When I finally got there there was this huge pressure to make it the best year of your life but what people forget is you’re really just moving your life to a new place, laundry still has to get done and essays still have to be handed in. And man, did I miss my family and friends. So it took a while to adjust but eventually I met some of the most awesome people and then I really did have one of the best years of my life. I won’t say the best cos I’m an optimist. There’s more to come for me in this life. But then I got home, to ‘reality’ and all of a sudden laundry seemed a lot less glamorous. I wrote a dissertation then graduated with no savings and no job and no real idea where my life was headed. And it got me thinking about my year abroad and how I made something happen.

And I had all your usual year abroad revelations. I learnt a lot about myself and I discovered a lot about life. I learnt a lot about friendships and people and I just felt so connected to the world. I felt like I was living a dream, yeah, what a cliche. But I’m just telling you what it was like. It was boss. It was so wildly different from my normal life that it felt like I was living someone else’s if only for a year. And when it ended I knew I needed that feeling of freedom and culture and fascination in my life again. Always, if possible.

So I got this tattoo to remind myself of that. I got this date because it’s tangible and I can touch it. But also because it’s the beginning and I think the beginning is important. It’s to remind me to always chase adventure and that feeling of adrenaline and fun and euphoria. It’s on my arm so I can see it. So I’m confronted with it every day. I can’t hide from it. So when I’m staring absentmindedly at my work computer wishing I was anywhere else in the world but in that office I can see it in my peripherals. And I can remember, oh yeah, I already knew that; I want more for myself. Then I feel a fire inside me to find the next adventure, no matter how small.

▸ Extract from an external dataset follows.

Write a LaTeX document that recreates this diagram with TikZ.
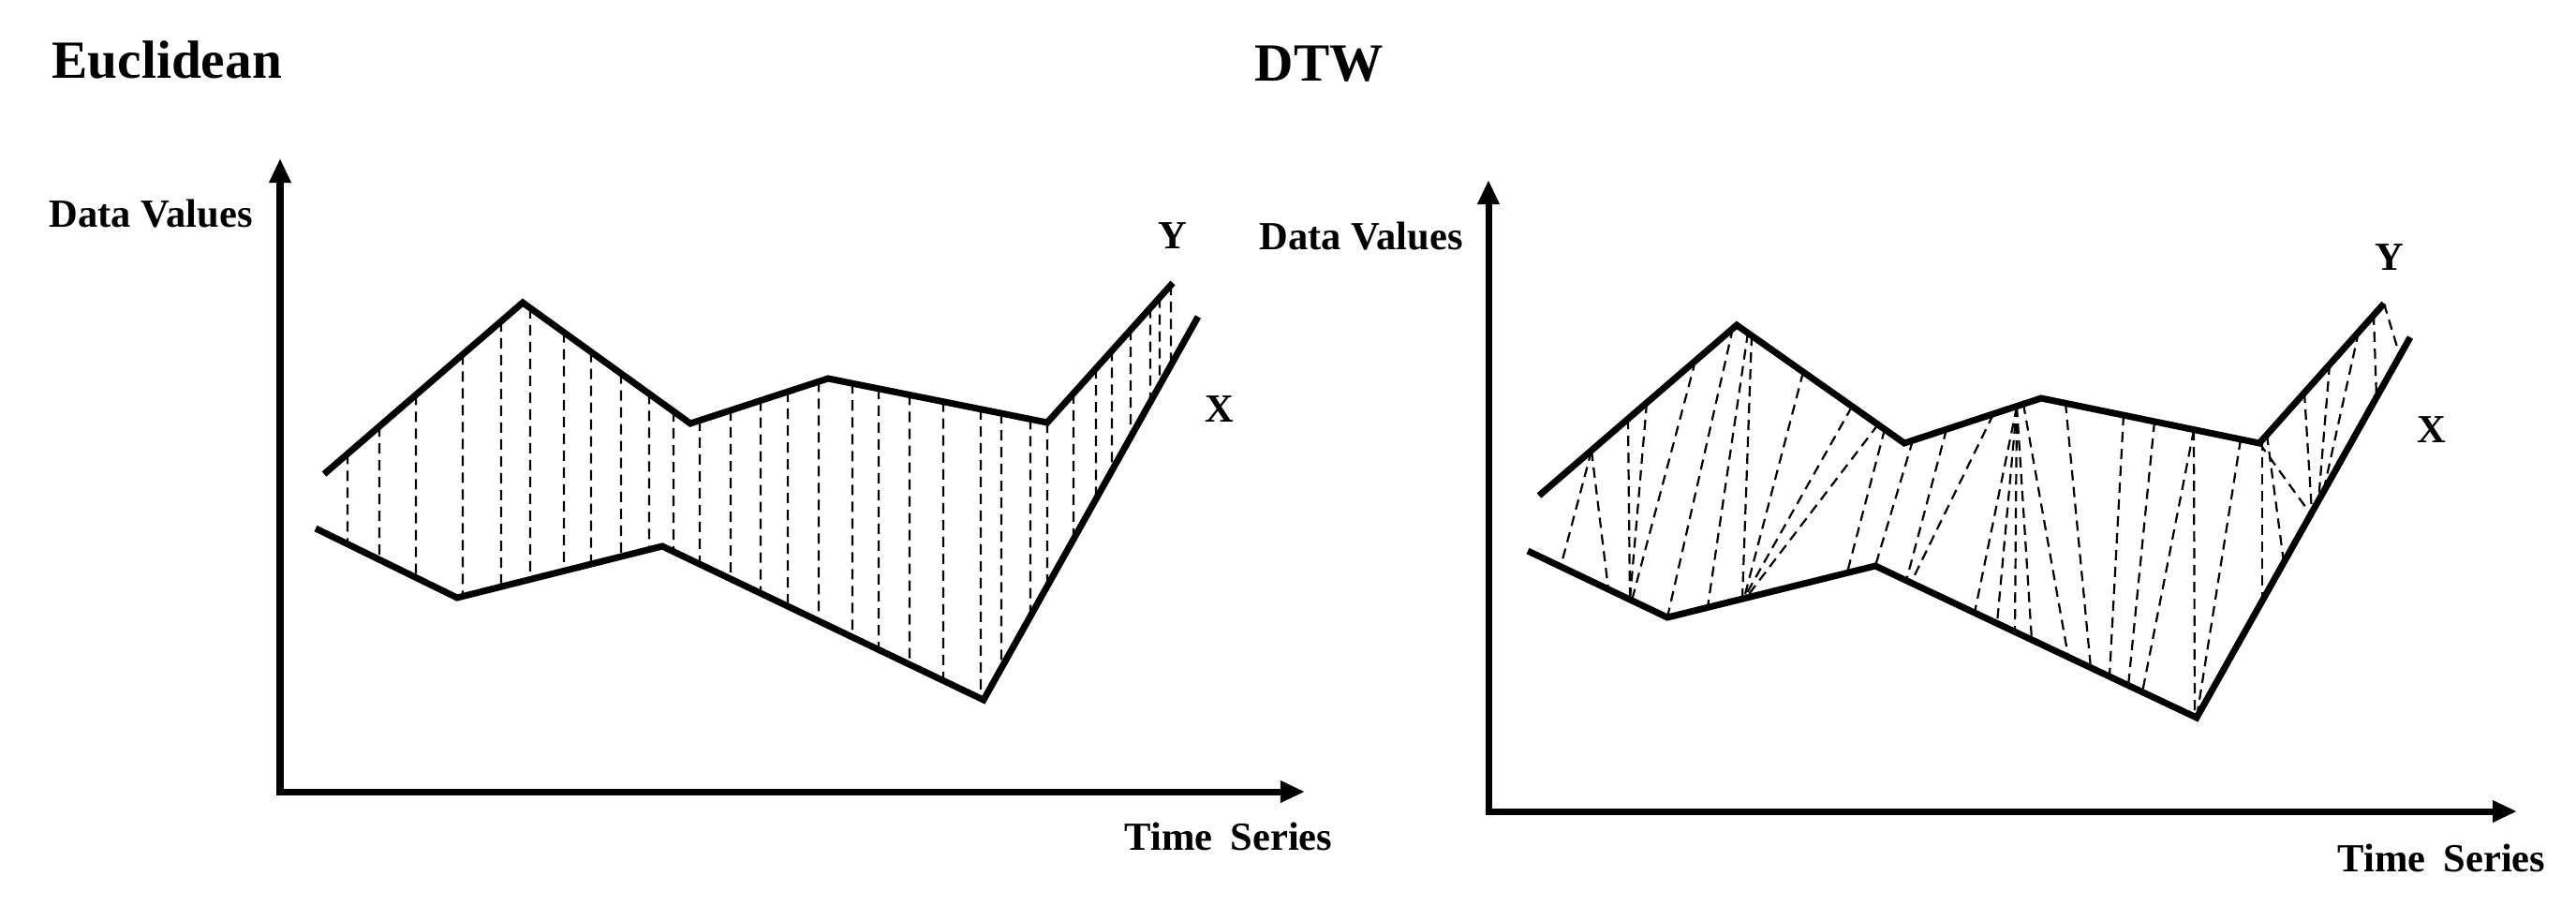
\documentclass[tikz,border=0pt]{standalone}
\usepackage{fontspec}
\setmainfont{Liberation Serif}
\usetikzlibrary{arrows.meta,intersections}
\begin{document}
\begin{tikzpicture}[x=0.01cm, y=-0.01cm,
  curve/.style={line width=0.07cm, line join=miter},
  axis/.style={line width=0.07cm, {Triangle[length=0.26cm, width=0.22cm]}-{Triangle[length=0.26cm, width=0.22cm]}},
  dline/.style={line width=0.022cm, dash pattern=on 0.11cm off 0.07cm},
  lbl/.style={font=\fontsize{12.1pt}{14pt}\selectfont\bfseries, inner sep=0pt},
  ttl/.style={font=\fontsize{16.3pt}{19pt}\selectfont\bfseries, inner sep=0pt}]
\useasboundingbox (0,0) rectangle (2750,966);

% ---------- Left panel: Euclidean ----------
\coordinate (oa) at (299,845);
\coordinate (ytipa) at (299,169);
\coordinate (xtipa) at (1393,845);
\draw[axis] (ytipa) -- (oa) -- (xtipa);

\coordinate (ya1) at (346,506);
\coordinate (ya2) at (558,323);
\coordinate (ya3) at (737,452);
\coordinate (ya4) at (884,404);
\coordinate (ya5) at (1118,451);
\coordinate (ya6) at (1252,302);
\coordinate (xa1) at (337,564);
\coordinate (xa2) at (488,638);
\coordinate (xa3) at (707,583);
\coordinate (xa4) at (1050,747);
\coordinate (xa5) at (1279,338);

\draw[curve, name path=Yl] (ya1) -- (ya2) -- (ya3) -- (ya4) -- (ya5) -- (ya6);
\draw[curve, name path=Xl] (xa1) -- (xa2) -- (xa3) -- (xa4) -- (xa5);

\foreach \vx in {371,405,444,494,535,566,602,631,663,693,719,747,780,812,841,874,910,938,971,1007,1047,1069,1100,1118,1146,1170,1187,1207,1228,1238,1250}{
  \path[name path=vv] (\vx,150) -- (\vx,850);
  \path[name intersections={of=Yl and vv, by=p}];
  \path[name intersections={of=Xl and vv, by=q}];
  \draw[dline] (p) -- (q);
}

\node[ttl, anchor=base west] (t1) at (55,83) {Euclidean};
\node[lbl, anchor=base west] (dv1) at (52,242) {Data Values};
\node[lbl, anchor=base west] (ts1) at (1200,907) {Time\hspace{0.45em}Series};
\node[lbl, anchor=base] (ly1) at (1252,265) {Y};
\node[lbl, anchor=base] (lx1) at (1302,450) {X};

% ---------- Right panel: DTW ----------
\coordinate (ob) at (1589,866);
\coordinate (ytipb) at (1589,192);
\coordinate (xtipb) at (2687,866);
\draw[axis] (ytipb) -- (ob) -- (xtipb);

\coordinate (yb1) at (1643,529);
\coordinate (yb2) at (1854,347);
\coordinate (yb3) at (2033,473);
\coordinate (yb4) at (2179,425);
\coordinate (yb5) at (2412,473);
\coordinate (yb6) at (2545,324);
\coordinate (xb1) at (1631,588);
\coordinate (xb2) at (1780,659);
\coordinate (xb3) at (2002,604);
\coordinate (xb4) at (2345,766);
\coordinate (xb5) at (2573,360);

\foreach \xa/\ya/\xb/\yb in {
  1699/481/1666/605, 1699/481/1717/629, 1738/447/1740/640, 1758/430/1740/640,
  1810/385/1742/641, 1850/350/1780/659, 1870/358/1860/639, 1866/355/1823/648,
  1925/397/1862/638, 1977/434/1862/638, 2005/453/1864/638, 2012/458/1972/611,
  2042/470/2002/604, 2078/458/2035/620, 2128/442/2040/622,
  2153/434/2108/654, 2153/434/2132/665, 2153/434/2151/674, 2153/434/2169/683,
  2160/431/2208/701, 2205/430/2232/713, 2267/443/2252/722, 2300/450/2272/732,
  2342/459/2287/739, 2342/459/2343/765, 2392/469/2345/766,
  2412/473/2467/549, 2415/470/2415/641, 2420/464/2438/600,
  2460/419/2468/547, 2487/389/2475/535, 2518/354/2480/526,
  2534/336/2537/424, 2545/324/2562/380}{
  \draw[dline] (\xa,\ya) -- (\xb,\yb);
}

\draw[curve] (yb1) -- (yb2) -- (yb3) -- (yb4) -- (yb5) -- (yb6);
\draw[curve] (xb1) -- (xb2) -- (xb3) -- (xb4) -- (xb5);

\node[ttl, anchor=base west] (t2) at (1339,86) {DTW};
\node[lbl, anchor=base west] (dv2) at (1344,266) {Data Values};
\node[lbl, anchor=base west] (ts2) at (2495,930) {Time\hspace{0.45em}Series};
\node[lbl, anchor=base] (ly2) at (2551,288) {Y};
\node[lbl, anchor=base] (lx2) at (2596,472) {X};
\end{tikzpicture}
\end{document}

It’s also just to remind me of that year and of all the beautiful friends I made. And the fun we had together. I felt so connected to you guys there, and I hope you know that. I love that it’s almost unreadable, because it’s for me not anyone else. There’s no spaces so it’s almost in code. It’s also in numbers to solidify the code. Nobody else knows what this one means so you better all hush!

So, anyway, it means a lot of things. And people think you just aimlessly ink words on to yourself. Pshh.